Press Conference | OPENING REMARKS BY JEANINE HENNIS-PLASSCHAERT
٠٥ تشرینی یەکەم ٢٠٢١
Good day everyone. Many thanks for being with us this morning, only five days away from Iraq’s all-important elections.
I would like to start by echoing the wise words of Grand Ayatollah Ali al-Sistani, who (last week) encouraged everyone to “participate consciously and responsibly in the upcoming elections - as it remains the safest way to cross the country into a future that is hoped to be better than the past, and through it, avoids the risk of falling into the abyss of chaos and political obstruction”.
I could not agree more.
Now, in the lead-up to the elections, the United Nations has reached out to, and engaged with, many Iraqis: Iraqis from all walks of life.
We exchanged views on the importance of voting, on their concerns, on their hopes and dreams. And yes, of course, concerns were expressed over the possibility of fraud, the role of non-state actors, and (for instance) the issue of foreign interference. And I will not surprise you if I say that many also demonstrated clear feelings of disillusionment.
At the same time, many, many Iraqis also emphasized the need for these elections to take place in order to move from a prolonged political standstill to finally addressing the urgent challenges facing Iraq, including the desperate need for economic reforms but also (and importantly) the need for justice and accountability.
Of course, they did not refer to just any election. They referred to credible and transparent elections, noting that they do understand that this does not necessarily mean that the outcome of the elections will be precisely what they are hoping for.
Now, why am I telling you this? Because I want you to know that the United Nations is not oblivious to the concerns expressed. We are not naïve about the problems facing Iraq. On the contrary. In my briefings to, for instance, the Security Council in New York, I have been very consistent about the many challenges and problems, about the need for a sense of urgency to get things done.
Therefore, I can only repeat what you’ve heard me say before: the United Nations will, as ever, be a partner to all Iraqis.
Ladies and gentlemen,
For good reasons, our electoral assistance to Iraq focuses on what is essential for the 10 October elections: their credibility. It is essential that these elections are different from the elections in 2018.
Now, five weeks ago, I stated that technical preparations were progressing according to plan. And yes, at the time, some concerns still had to be addressed to safeguard the accuracy of the election results.
Yesterday, IHEC conducted a 4th simulation. And I am pleased to say that, on the basis of yesterday’s results, I can affirm that the 10 October elections have the potential to be different from 2018.

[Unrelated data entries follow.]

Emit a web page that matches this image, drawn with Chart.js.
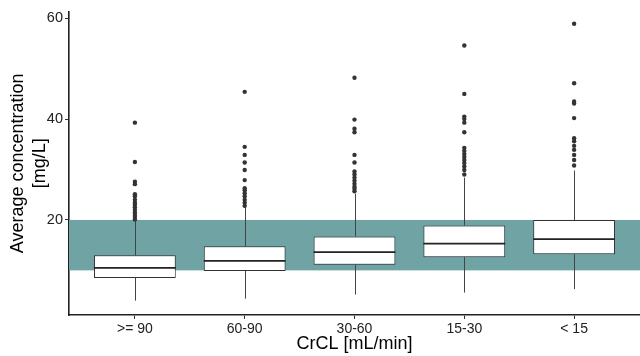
<!DOCTYPE html>
<html>
<head>
<meta charset="utf-8">
<script src="https://cdn.jsdelivr.net/npm/chart.js@4.4.1/dist/chart.umd.min.js"></script>
<style>
  html, body { margin: 0; padding: 0; background: #fff; overflow: hidden; }
  canvas { display: block; }
</style>
</head>
<body>
<canvas id="chart" width="644" height="356"></canvas>
<script>
// CrCL groups and box statistics (mg/L)
const categories = ['>= 90', '60-90', '30-60', '15-30', '< 15']
const whiskerLow = [4.0, 4.4, 5.2, 5.6, 6.3]
const q1 = [8.5, 9.9, 11.1, 12.6, 13.2]
const median = [10.5, 11.9, 13.6, 15.3, 16.2]
const q3 = [13.0, 14.8, 16.7, 18.9, 20.0]
const whiskerHigh = [19.7, 22.6, 25.2, 28.4, 29.8]

const outliers = [
  [39.3, 31.5, 27.6, 27.1, 25.1, 24.7, 24.0, 23.4, 23.0, 22.5, 22.0, 21.5, 21.0, 20.6, 20.1],
  [45.4, 34.5, 32.9, 31.4, 29.9, 27.9, 26.3, 25.9, 25.3, 24.7, 24.0, 23.4, 22.8],
  [48.2, 39.9, 38.1, 37.4, 32.9, 31.4, 29.6, 29.0, 28.4, 27.8, 27.2, 26.6, 26.2, 25.7],
  [54.6, 45.0, 40.5, 40.0, 39.3, 37.4, 34.3, 33.7, 33.1, 32.5, 31.9, 31.3, 30.6, 29.9, 29.0],
  [58.9, 47.1, 43.5, 43.1, 40.2, 36.2, 35.6, 34.7, 33.9, 32.9, 31.9, 30.8]
]

// target range shaded band
const bandLow = 10
const bandHigh = 20

const yTicks = [20, 40, 60]

Chart.defaults.font.family = "'Liberation Sans', Arial, sans-serif"

const boxPlotPlugin = {
  id: 'boxPlot',
  beforeDatasetsDraw(chart) {
    const { ctx, chartArea, scales: { x, y } } = chart
    ctx.save()
    ctx.fillStyle = 'rgb(112,163,163)'
    const top = y.getPixelForValue(bandHigh)
    const bottom = y.getPixelForValue(bandLow)
    ctx.fillRect(chartArea.left, top, chartArea.right - chartArea.left, bottom - top)

    ctx.strokeStyle = '#444'
    ctx.lineWidth = 1
    categories.forEach((c, i) => {
      const px = Math.round(x.getPixelForValue(i + 1)) + 0.5
      ctx.beginPath()
      ctx.moveTo(px, y.getPixelForValue(q3[i]))
      ctx.lineTo(px, y.getPixelForValue(whiskerHigh[i]))
      ctx.moveTo(px, y.getPixelForValue(q1[i]))
      ctx.lineTo(px, y.getPixelForValue(whiskerLow[i]))
      ctx.stroke()
    })
    ctx.restore()
  },
  afterDatasetsDraw(chart) {
    const { ctx, scales: { y } } = chart
    const bars = chart.getDatasetMeta(0).data
    ctx.save()
    ctx.strokeStyle = '#222'
    ctx.lineWidth = 1.8
    bars.forEach((bar, i) => {
      const py = y.getPixelForValue(median[i])
      ctx.beginPath()
      ctx.moveTo(bar.x - bar.width / 2, py)
      ctx.lineTo(bar.x + bar.width / 2, py)
      ctx.stroke()
    })
    ctx.restore()
  }
}

const noPad = (scale) => {
  scale.paddingTop = 0
  scale.paddingBottom = 0
  scale.paddingLeft = 0
  scale.paddingRight = 0
}

new Chart(document.getElementById('chart'), {
  type: 'bar',
  data: {
    datasets: [
      {
        label: 'box',
        data: categories.map((c, i) => ({ x: i + 1, y: [q1[i], q3[i]] })),
        backgroundColor: '#fff',
        borderColor: '#333',
        borderWidth: 1,
        borderSkipped: false,
        barPercentage: 0.745,
        categoryPercentage: 1,
        order: 2
      },
      {
        label: 'outliers',
        type: 'line',
        showLine: false,
        data: outliers.flatMap((vals, i) => vals.map(v => ({ x: i + 1, y: v }))),
        pointRadius: 2.2,
        pointBackgroundColor: '#333',
        pointBorderWidth: 0,
        order: 1
      }
    ]
  },
  options: {
    responsive: false,
    animation: false,
    layout: { padding: { top: 11.7, left: 0, right: 0, bottom: 0 } },
    plugins: { legend: { display: false }, tooltip: { enabled: false } },
    scales: {
      x: {
        type: 'linear',
        offset: false,
        min: 0.4,
        max: 5.6,
        afterBuildTicks: (scale) => { scale.ticks = categories.map((c, i) => ({ value: i + 1 })) },
        afterFit: (scale) => { scale.height = 41; noPad(scale) },
        ticks: {
          callback: (v) => categories[Math.round(v) - 1] ?? '',
          color: '#222',
          font: { size: 14 },
          padding: 2,
          maxRotation: 0,
          autoSkip: false
        },
        grid: { offset: false, drawOnChartArea: false, tickLength: 4, tickColor: '#333' },
        border: { color: '#222', width: 1.6 },
        title: {
          display: true,
          text: 'CrCL [mL/min]',
          color: '#000',
          font: { size: 18 },
          padding: { top: 0, bottom: 1 }
        }
      },
      y: {
        min: 1.15,
        max: 61.3,
        afterBuildTicks: (scale) => { scale.ticks = yTicks.map(v => ({ value: v })) },
        afterFit: (scale) => { scale.width = 69; noPad(scale) },
        ticks: { color: '#222', font: { size: 14.5 }, padding: 2 },
        grid: { drawOnChartArea: false, tickLength: 4, tickColor: '#333' },
        border: { color: '#222', width: 1.6 },
        title: {
          display: true,
          text: ['Average concentration', '[mg/L]'],
          color: '#000',
          font: { size: 18 },
          padding: { top: 7.5, bottom: 0 }
        }
      }
    }
  },
  plugins: [boxPlotPlugin]
})
</script>
</body>
</html>
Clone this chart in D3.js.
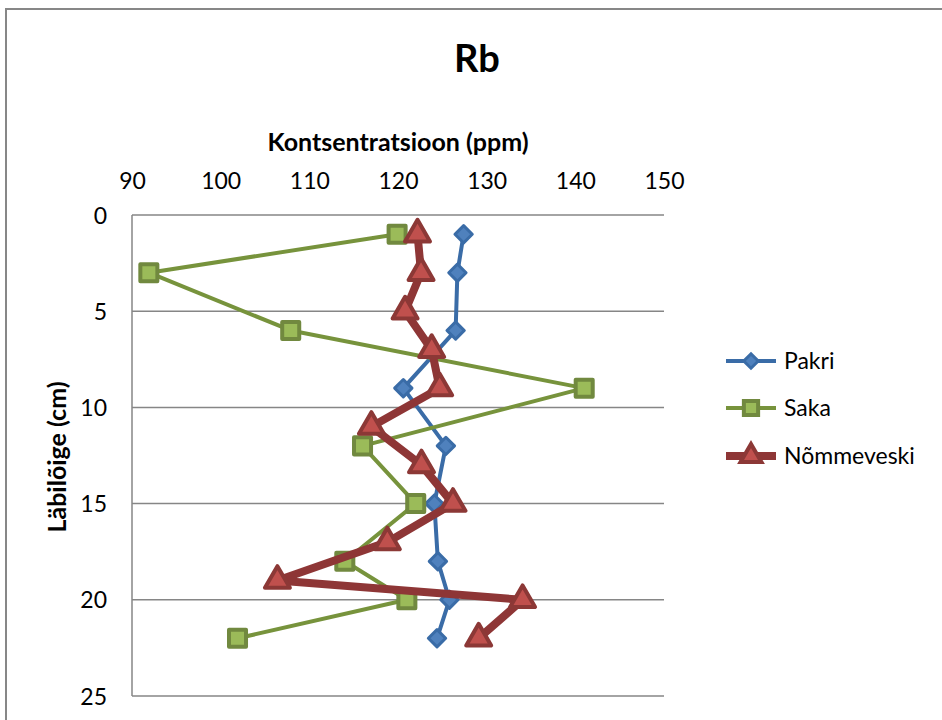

My colleague Ingibjorg, the UN Deputy Special Representative overseeing political and electoral matters, will brief you momentarily to expand on aspects of both yesterday’s simulation as well as our electoral assistance.
Ladies and gentlemen,
As we all know, and in countries across the globe, elections and their outcomes can provoke very strong feelings. And Iraq is no different.
In most cases, such strong feelings will spark an intense but positive debate or conversation about, for instance, the importance of voting or on which direction the country should go.
And there is nothing wrong with these kinds of debates or conversations. They are the bedrock of any democracy. It demonstrates political engagement.
In some cases, however, these strong feelings are accompanied with intimidation or even worse. Needless to say: people must feel free, at all times, to exercise their democratic and electoral rights.
Also, it must be clear, that elections do not necessarily lead to one’s preferred outcome. Any citizen of any country often must recognize that a process was sound even if its result was not what she or he hoped for.
Now, let me underline, one of the clearest signs of a strengthening democracy is the ability for parties and electors to recognize outcomes on the basis of the legitimacy of the process, no matter their individual preferences when it comes to results.
In closing, ladies and gentlemen, I would like to emphasize that that no election will lead to immediate miracles. That simply does not happen. Not here, not anywhere else in the world.
I wish there were overnight solutions. It would make all our lives a lot easier.
But the harsh reality is that democracy is always a work in progress. It can be messy. It can be tedious. But if people feel included, if they feel they can (slowly but surely) help shape their own futures, then the compromises and investments are more than worth it.
Also, elections alone will not bring prosperity and stability to Iraq. Elections are a means to an end. In other words: what comes next is perhaps even more important: the formation of a government, one that is able (swiftly and effectively) to get serious reforms going. Tangible results must be achieved for all Iraqis; and they must be achieved with transparency, good governance and integrity.
But to get there, the first step is: credible elections. As I stated many times: the October elections are an essential first step on (most likely) a very long road. A road that hopefully leads to a more prosperous, manageable and more just Iraq.
And I sincerely hope that all Iraqis realize the great importance and value of their vote.
This is your country. Your future. Your vote.
I will now give the floor to my colleague Ingibjorg.